China has kicked off 2026 with a major fiscal push, as local governments issued a massive RMB 2.28 trillion in bonds in just the first two months.
This rapid issuance isn't happening in a vacuum; it's a direct policy response to a challenging economic environment. First, with inflation remaining very low and key policy interest rates like the Loan Prime Rate (LPR) left unchanged, the central bank is holding back on monetary stimulus. This puts the responsibility squarely on fiscal policy—government spending—to prop up growth. The weak price pressures mean the government can spend without immediately worrying about overheating the economy.
Second, the prolonged slump in the property market is a major driver. With new home prices falling for 31 consecutive months as of January 2026, the traditional engine of China's economy is sputtering. To counteract this, the government is turning to infrastructure investment, funded by these newly issued special bonds. These bonds are earmarked for 'shovel-ready' projects like transportation, social services, and industrial parks, aiming to create jobs and stimulate economic activity directly.
Third, this isn't just about new spending; it's also about managing old debt. Roughly half of the bonds issued are for refinancing. This is part of a multi-year, centrally-coordinated program to address 'hidden debts' held by Local Government Financing Vehicles (LGFVs). By swapping these riskier debts for official government bonds, authorities are trying to stabilize local government finances and reduce systemic risk. The creation of a dedicated Debt Management Bureau in late 2025 was a key step in orchestrating this complex process.

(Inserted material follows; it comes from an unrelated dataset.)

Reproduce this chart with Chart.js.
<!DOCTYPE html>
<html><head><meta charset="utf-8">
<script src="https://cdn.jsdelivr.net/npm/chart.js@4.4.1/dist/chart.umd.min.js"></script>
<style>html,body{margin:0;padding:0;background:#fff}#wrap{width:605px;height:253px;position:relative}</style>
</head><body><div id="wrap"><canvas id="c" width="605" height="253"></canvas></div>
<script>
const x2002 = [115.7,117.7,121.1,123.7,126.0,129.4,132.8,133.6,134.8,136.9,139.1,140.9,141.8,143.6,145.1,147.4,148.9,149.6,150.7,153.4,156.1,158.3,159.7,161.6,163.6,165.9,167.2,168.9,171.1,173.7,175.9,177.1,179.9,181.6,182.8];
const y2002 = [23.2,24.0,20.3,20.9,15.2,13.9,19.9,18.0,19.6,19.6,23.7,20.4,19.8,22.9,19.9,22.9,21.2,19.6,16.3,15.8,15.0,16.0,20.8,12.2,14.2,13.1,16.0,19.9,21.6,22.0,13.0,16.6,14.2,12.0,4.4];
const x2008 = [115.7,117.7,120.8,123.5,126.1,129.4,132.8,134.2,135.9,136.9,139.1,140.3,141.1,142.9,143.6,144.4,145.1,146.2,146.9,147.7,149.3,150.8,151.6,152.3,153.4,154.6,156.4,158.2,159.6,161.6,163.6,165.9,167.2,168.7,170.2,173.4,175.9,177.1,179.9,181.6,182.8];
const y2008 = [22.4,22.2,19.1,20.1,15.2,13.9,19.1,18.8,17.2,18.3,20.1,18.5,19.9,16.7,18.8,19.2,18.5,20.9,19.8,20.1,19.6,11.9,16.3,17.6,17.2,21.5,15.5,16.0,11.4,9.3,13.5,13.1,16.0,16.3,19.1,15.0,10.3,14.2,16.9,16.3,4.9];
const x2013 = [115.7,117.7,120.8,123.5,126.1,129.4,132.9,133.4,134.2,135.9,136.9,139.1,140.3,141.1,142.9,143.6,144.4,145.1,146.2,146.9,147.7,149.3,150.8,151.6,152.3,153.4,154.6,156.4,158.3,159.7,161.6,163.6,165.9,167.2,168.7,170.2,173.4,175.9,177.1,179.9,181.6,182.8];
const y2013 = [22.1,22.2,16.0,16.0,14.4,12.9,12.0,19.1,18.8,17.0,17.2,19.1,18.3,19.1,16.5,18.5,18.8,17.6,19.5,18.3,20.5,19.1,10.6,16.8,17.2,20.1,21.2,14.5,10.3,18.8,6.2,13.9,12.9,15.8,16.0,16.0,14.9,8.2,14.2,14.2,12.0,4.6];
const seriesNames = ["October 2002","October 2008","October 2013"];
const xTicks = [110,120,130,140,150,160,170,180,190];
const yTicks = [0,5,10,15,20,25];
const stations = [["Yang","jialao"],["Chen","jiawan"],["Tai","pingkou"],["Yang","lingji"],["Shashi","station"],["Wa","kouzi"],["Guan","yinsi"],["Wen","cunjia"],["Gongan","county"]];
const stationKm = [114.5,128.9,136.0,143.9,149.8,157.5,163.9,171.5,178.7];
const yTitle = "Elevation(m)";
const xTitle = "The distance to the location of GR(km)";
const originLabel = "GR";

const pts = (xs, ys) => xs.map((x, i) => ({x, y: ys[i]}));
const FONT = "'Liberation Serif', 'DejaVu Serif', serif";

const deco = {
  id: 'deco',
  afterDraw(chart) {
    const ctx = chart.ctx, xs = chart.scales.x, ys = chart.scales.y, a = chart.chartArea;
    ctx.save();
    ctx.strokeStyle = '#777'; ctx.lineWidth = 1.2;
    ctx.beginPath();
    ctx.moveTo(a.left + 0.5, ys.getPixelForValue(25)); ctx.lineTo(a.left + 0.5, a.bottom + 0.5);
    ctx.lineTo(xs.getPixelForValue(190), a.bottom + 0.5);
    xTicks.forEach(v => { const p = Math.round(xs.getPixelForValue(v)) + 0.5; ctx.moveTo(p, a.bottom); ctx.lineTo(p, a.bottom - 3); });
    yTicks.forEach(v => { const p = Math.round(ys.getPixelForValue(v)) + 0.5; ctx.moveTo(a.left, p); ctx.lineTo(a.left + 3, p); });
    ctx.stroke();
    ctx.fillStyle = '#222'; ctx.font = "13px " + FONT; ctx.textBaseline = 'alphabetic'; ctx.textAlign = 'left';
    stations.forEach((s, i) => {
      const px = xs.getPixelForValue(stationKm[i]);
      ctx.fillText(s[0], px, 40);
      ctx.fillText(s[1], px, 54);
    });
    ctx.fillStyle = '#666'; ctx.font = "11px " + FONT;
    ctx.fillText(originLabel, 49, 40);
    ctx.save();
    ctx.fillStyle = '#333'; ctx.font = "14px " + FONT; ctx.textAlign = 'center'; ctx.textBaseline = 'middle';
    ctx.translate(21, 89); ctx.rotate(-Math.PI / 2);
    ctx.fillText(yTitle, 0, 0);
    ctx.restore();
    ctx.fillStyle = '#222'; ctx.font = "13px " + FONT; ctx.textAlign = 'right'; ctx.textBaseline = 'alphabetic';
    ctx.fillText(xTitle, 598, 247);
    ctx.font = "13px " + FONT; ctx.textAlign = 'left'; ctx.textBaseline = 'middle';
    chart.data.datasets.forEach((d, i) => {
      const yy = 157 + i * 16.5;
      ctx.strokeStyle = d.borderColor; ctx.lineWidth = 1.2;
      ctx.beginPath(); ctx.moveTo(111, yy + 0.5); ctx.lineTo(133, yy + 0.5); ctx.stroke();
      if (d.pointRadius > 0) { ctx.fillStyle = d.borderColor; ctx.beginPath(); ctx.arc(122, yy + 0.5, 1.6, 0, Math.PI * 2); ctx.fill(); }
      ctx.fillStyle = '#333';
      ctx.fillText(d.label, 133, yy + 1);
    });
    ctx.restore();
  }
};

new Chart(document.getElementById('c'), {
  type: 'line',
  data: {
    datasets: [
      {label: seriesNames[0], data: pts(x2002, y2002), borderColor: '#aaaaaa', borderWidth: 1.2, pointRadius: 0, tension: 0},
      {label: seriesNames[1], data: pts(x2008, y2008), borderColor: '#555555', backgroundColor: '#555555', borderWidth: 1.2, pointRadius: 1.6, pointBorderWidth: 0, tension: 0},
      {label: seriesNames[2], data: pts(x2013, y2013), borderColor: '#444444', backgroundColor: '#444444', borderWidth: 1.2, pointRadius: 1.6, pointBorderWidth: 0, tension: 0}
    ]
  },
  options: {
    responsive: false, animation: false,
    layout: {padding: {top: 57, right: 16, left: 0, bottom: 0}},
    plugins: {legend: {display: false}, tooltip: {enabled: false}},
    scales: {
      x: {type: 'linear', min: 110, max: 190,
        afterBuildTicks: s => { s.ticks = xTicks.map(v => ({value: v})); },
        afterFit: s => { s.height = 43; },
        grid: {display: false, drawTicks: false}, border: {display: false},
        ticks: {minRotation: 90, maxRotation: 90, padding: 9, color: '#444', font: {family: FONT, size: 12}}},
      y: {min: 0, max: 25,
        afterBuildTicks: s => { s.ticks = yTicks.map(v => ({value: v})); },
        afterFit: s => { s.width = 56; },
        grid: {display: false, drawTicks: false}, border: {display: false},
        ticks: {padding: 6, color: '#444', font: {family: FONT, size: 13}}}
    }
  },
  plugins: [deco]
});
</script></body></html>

In essence, the accelerated bond sales are a clear signal of Beijing's determination to stabilize the economy. By pre-allocating quotas late last year, the Ministry of Finance enabled this front-loading of issuance, ensuring that funds could be deployed quickly to where they are needed most. This proactive fiscal stance is now the primary tool for navigating China's economic headwinds.
- Glossary
- Loan Prime Rate (LPR): The benchmark interest rate in China for new loans, set monthly by the People's Bank of China.
- Special Bonds: A type of municipal bond issued by local governments in China to fund specific public welfare and infrastructure projects.
- Local Government Financing Vehicles (LGFVs): Companies created by local governments to finance infrastructure investments, often accumulating 'hidden debt' off the government's official balance sheet.